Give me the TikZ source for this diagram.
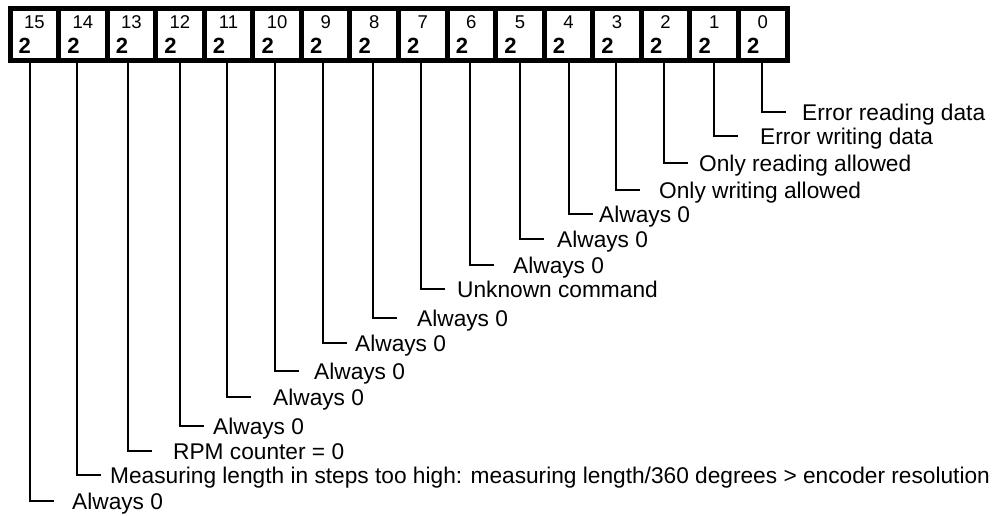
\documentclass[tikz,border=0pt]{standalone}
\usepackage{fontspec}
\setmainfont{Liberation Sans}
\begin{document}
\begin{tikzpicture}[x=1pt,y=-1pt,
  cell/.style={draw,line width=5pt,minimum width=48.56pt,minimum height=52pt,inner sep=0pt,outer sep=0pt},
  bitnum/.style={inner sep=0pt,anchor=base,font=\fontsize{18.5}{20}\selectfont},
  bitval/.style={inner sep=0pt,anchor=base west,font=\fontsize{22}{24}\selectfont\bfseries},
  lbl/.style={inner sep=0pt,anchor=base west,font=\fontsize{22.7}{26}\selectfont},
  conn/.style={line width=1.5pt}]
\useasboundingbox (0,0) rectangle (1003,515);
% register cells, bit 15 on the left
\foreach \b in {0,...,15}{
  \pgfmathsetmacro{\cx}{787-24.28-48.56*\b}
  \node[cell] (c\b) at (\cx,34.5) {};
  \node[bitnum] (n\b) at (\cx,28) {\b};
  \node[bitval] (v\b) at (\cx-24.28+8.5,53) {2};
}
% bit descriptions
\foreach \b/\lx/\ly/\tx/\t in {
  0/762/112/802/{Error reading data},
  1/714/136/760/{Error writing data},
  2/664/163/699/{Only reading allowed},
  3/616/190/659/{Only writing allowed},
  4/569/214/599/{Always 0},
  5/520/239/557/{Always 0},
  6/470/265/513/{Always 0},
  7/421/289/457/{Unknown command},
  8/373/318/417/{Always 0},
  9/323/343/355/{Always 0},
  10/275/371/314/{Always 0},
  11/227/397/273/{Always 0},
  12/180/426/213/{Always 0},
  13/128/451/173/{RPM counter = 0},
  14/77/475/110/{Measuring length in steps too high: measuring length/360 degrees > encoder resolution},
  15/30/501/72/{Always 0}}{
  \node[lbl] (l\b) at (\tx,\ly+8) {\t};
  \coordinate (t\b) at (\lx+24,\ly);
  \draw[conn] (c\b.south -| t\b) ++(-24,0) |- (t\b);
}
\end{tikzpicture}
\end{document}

-------

REQUEST:
Leave out the pictures and output the rest of the material exactly as written.

REPLY TO THE EXERCISE:
Give me the TikZ source for this diagram.
\documentclass[tikz,border=0pt]{standalone}
\usepackage{fontspec}
\setmainfont{Liberation Sans}
\begin{document}
\begin{tikzpicture}[x=1pt,y=-1pt,
  cell/.style={draw,line width=5pt,minimum width=48.56pt,minimum height=52pt,inner sep=0pt,outer sep=0pt},
  bitnum/.style={inner sep=0pt,anchor=base,font=\fontsize{18.5}{20}\selectfont},
  bitval/.style={inner sep=0pt,anchor=base west,font=\fontsize{22}{24}\selectfont\bfseries},
  lbl/.style={inner sep=0pt,anchor=base west,font=\fontsize{22.7}{26}\selectfont},
  conn/.style={line width=1.5pt}]
\useasboundingbox (0,0) rectangle (1003,515);
% register cells, bit 15 on the left
\foreach \b in {0,...,15}{
  \pgfmathsetmacro{\cx}{787-24.28-48.56*\b}
  \node[cell] (c\b) at (\cx,34.5) {};
  \node[bitnum] (n\b) at (\cx,28) {\b};
  \node[bitval] (v\b) at (\cx-24.28+8.5,53) {2};
}
% bit descriptions
\foreach \b/\lx/\ly/\tx/\t in {
  0/762/112/802/{Error reading data},
  1/714/136/760/{Error writing data},
  2/664/163/699/{Only reading allowed},
  3/616/190/659/{Only writing allowed},
  4/569/214/599/{Always 0},
  5/520/239/557/{Always 0},
  6/470/265/513/{Always 0},
  7/421/289/457/{Unknown command},
  8/373/318/417/{Always 0},
  9/323/343/355/{Always 0},
  10/275/371/314/{Always 0},
  11/227/397/273/{Always 0},
  12/180/426/213/{Always 0},
  13/128/451/173/{RPM counter = 0},
  14/77/475/110/{Measuring length in steps too high: measuring length/360 degrees > encoder resolution},
  15/30/501/72/{Always 0}}{
  \node[lbl] (l\b) at (\tx,\ly+8) {\t};
  \coordinate (t\b) at (\lx+24,\ly);
  \draw[conn] (c\b.south -| t\b) ++(-24,0) |- (t\b);
}
\end{tikzpicture}
\end{document}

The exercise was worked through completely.